Source data:
'''

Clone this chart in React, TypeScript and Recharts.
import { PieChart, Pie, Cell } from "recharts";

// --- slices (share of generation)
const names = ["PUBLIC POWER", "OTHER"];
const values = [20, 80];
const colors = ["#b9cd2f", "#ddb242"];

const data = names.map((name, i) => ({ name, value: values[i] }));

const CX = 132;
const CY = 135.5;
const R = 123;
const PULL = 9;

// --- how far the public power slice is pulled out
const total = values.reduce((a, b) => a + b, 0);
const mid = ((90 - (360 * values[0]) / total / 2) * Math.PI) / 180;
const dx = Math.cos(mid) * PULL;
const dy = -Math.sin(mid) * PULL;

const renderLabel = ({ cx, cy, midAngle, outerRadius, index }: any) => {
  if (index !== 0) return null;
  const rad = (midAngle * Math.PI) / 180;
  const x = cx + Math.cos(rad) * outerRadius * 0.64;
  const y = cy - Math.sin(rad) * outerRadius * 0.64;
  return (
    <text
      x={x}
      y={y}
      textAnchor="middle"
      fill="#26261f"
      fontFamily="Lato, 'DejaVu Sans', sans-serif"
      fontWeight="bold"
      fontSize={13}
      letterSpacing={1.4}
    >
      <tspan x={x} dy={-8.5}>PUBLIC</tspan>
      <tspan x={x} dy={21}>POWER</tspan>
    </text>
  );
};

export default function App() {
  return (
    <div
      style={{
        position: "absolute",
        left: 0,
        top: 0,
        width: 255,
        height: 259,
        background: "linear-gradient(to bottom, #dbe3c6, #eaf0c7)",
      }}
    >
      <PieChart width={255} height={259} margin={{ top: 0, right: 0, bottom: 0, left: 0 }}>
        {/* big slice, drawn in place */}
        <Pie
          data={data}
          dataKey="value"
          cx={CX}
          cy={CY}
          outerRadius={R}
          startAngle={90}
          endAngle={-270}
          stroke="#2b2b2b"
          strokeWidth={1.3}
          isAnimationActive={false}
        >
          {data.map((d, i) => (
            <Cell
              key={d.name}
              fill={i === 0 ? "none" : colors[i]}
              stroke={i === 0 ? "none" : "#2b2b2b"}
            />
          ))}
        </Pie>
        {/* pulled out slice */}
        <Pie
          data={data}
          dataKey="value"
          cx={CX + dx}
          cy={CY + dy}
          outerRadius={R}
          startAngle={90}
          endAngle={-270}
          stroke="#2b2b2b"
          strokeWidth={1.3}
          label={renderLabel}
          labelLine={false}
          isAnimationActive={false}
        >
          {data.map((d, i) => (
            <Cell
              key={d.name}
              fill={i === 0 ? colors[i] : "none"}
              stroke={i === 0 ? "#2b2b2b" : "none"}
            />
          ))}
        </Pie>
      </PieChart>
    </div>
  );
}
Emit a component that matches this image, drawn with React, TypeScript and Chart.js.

'''

The exercise: From the first line of the records above to the line that contains "const dy = -Math.sin(mid) * PULL;", quote each line exactly.

Full output:
Clone this chart in React, TypeScript and Recharts.
import { PieChart, Pie, Cell } from "recharts";

// --- slices (share of generation)
const names = ["PUBLIC POWER", "OTHER"];
const values = [20, 80];
const colors = ["#b9cd2f", "#ddb242"];

const data = names.map((name, i) => ({ name, value: values[i] }));

const CX = 132;
const CY = 135.5;
const R = 123;
const PULL = 9;

// --- how far the public power slice is pulled out
const total = values.reduce((a, b) => a + b, 0);
const mid = ((90 - (360 * values[0]) / total / 2) * Math.PI) / 180;
const dx = Math.cos(mid) * PULL;
const dy = -Math.sin(mid) * PULL;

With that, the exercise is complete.